[Begin]
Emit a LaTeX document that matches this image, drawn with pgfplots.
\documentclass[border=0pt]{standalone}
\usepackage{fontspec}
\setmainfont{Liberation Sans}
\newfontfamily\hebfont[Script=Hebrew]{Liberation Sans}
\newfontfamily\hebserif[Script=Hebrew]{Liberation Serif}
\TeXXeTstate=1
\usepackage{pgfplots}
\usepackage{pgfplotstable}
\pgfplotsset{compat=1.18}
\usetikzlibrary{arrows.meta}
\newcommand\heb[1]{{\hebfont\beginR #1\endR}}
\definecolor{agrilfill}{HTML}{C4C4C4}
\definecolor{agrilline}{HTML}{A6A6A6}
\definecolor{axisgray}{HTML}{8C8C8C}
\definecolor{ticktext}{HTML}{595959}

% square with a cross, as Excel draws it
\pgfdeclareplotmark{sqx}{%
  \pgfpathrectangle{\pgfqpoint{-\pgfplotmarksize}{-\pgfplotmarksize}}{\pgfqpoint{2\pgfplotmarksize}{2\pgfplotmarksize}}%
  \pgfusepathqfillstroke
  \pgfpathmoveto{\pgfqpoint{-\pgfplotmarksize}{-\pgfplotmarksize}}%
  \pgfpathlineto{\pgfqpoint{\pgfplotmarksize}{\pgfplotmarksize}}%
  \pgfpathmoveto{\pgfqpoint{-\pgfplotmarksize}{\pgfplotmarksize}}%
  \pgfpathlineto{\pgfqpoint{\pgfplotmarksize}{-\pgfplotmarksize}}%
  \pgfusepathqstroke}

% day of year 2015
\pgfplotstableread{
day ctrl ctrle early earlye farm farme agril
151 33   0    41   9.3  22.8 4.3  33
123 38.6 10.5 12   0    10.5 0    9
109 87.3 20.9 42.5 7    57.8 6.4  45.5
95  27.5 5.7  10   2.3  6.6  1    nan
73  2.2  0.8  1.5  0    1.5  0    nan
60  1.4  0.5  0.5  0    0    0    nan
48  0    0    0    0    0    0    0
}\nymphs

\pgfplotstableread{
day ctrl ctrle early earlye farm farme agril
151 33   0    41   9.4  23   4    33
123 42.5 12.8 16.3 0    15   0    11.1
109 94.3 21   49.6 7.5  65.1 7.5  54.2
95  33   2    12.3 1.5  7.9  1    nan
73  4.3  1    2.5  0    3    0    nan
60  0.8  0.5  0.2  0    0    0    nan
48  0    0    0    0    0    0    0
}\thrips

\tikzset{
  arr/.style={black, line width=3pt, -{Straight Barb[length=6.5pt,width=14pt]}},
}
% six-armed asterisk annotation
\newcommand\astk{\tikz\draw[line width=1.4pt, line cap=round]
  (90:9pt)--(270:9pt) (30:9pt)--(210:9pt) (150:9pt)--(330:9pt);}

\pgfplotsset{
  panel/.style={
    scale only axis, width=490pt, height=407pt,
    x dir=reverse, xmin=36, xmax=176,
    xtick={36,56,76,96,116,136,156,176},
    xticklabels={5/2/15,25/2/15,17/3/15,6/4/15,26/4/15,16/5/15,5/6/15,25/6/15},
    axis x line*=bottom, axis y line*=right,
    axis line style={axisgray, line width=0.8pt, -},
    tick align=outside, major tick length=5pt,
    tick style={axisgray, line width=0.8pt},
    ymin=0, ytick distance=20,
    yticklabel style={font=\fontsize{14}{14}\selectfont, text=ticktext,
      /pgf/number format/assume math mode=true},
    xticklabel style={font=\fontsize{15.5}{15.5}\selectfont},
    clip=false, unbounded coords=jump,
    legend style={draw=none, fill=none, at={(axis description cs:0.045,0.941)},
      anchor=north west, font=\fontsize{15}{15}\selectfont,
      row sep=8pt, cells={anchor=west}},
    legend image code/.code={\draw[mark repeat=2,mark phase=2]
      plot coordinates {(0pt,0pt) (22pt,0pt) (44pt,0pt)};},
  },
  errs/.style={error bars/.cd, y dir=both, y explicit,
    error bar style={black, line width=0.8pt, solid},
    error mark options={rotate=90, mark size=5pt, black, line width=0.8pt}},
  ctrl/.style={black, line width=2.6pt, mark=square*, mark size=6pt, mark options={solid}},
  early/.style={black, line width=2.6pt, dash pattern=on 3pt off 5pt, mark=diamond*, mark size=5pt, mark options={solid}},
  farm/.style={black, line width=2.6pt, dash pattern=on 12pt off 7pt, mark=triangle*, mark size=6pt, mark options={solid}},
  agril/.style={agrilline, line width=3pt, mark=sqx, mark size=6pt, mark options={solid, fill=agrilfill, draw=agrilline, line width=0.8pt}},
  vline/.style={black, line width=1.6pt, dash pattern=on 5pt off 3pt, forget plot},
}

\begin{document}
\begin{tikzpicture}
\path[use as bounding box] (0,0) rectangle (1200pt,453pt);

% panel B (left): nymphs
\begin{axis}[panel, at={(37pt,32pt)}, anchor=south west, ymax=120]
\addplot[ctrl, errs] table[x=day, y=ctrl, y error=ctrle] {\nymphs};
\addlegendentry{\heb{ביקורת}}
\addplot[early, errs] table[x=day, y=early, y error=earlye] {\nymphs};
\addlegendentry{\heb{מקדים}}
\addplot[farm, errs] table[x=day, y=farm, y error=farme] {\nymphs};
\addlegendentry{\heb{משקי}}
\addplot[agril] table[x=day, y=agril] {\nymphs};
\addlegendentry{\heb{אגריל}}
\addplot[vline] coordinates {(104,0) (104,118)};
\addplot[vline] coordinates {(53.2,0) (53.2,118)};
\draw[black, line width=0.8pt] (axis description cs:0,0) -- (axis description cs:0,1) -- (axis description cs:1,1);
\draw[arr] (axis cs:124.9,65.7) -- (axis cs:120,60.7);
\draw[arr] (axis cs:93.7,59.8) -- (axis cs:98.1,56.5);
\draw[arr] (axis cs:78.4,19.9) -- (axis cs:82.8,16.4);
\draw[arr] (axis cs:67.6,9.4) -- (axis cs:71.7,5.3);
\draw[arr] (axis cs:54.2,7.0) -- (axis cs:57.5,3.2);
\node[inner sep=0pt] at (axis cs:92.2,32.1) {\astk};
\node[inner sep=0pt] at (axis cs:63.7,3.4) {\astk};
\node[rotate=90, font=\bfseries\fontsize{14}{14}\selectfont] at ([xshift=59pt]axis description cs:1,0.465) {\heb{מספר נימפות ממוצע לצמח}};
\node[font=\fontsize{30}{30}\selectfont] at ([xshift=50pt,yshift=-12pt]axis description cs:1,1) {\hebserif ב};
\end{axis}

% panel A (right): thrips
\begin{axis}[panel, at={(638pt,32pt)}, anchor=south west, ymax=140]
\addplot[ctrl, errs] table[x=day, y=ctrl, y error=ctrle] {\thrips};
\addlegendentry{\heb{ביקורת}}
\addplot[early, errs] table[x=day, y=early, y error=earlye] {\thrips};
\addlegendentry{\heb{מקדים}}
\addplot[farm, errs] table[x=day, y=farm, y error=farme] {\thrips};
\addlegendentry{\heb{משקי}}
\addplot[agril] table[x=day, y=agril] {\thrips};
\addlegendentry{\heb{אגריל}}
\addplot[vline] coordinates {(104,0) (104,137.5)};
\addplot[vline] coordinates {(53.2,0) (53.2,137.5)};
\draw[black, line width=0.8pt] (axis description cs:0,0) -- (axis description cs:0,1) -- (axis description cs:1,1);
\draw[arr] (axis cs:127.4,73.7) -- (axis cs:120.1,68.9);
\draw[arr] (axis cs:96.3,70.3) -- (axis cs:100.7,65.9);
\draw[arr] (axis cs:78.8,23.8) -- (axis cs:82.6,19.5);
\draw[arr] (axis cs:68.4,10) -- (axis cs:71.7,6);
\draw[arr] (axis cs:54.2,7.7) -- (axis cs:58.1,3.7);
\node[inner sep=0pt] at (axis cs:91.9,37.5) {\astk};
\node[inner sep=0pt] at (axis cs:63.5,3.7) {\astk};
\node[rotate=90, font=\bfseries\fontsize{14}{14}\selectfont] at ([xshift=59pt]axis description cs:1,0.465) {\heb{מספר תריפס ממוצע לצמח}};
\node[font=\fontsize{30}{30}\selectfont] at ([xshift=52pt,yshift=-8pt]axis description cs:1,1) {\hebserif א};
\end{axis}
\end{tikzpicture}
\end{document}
[End]
[Begin]
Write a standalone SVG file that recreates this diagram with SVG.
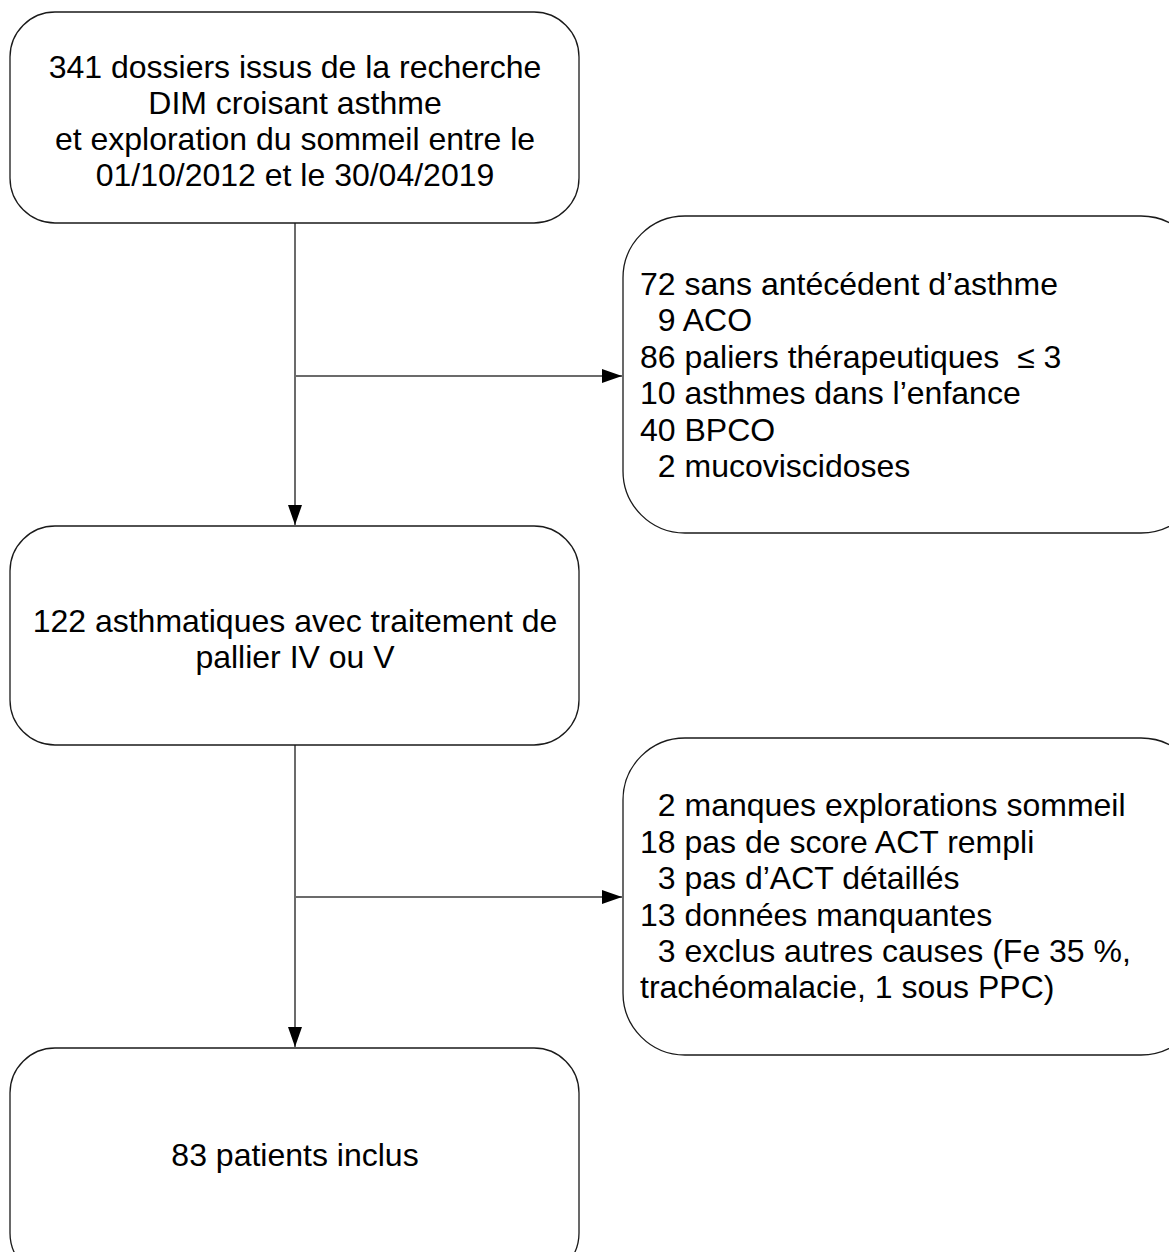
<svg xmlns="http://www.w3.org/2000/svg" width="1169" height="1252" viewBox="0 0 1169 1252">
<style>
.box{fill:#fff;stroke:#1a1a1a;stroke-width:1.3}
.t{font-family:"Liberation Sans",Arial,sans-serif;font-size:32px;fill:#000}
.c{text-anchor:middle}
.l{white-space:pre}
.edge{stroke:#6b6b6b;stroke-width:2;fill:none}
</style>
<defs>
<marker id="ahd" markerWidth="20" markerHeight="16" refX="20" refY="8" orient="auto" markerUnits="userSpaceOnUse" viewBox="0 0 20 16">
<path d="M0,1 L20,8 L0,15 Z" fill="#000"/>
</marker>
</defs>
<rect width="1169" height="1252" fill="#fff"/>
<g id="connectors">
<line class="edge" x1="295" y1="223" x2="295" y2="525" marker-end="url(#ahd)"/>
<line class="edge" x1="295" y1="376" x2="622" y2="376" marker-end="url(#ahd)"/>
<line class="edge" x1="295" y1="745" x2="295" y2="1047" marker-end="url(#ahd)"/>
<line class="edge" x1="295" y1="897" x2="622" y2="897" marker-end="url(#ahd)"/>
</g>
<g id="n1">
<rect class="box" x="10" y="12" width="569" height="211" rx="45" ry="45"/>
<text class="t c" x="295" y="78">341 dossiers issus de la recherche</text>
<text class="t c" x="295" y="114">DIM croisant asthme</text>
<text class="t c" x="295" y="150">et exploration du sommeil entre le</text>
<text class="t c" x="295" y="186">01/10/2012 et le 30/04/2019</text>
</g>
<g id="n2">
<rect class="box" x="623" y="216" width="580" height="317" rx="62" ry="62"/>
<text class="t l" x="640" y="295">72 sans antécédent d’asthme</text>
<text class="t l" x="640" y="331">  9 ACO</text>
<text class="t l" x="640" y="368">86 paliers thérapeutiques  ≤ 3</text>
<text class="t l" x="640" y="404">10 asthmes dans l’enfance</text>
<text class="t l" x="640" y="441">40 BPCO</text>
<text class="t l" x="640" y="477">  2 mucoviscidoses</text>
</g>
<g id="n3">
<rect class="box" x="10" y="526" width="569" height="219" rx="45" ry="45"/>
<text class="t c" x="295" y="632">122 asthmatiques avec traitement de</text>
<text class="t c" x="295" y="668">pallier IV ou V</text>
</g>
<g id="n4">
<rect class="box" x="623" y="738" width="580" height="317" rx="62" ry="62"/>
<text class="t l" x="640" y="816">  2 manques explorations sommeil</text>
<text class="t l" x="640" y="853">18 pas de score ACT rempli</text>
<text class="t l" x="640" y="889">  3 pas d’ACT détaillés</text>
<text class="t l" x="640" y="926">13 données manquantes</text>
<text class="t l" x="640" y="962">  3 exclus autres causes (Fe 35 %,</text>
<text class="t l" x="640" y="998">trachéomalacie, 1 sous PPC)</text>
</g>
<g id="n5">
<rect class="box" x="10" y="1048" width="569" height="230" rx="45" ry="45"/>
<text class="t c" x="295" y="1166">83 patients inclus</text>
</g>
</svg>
[End]
▶ [Stated goal] Of all the lines above, how many contain the word "that"? Give the number and nothing else.

▶ [Response to the exercise] 2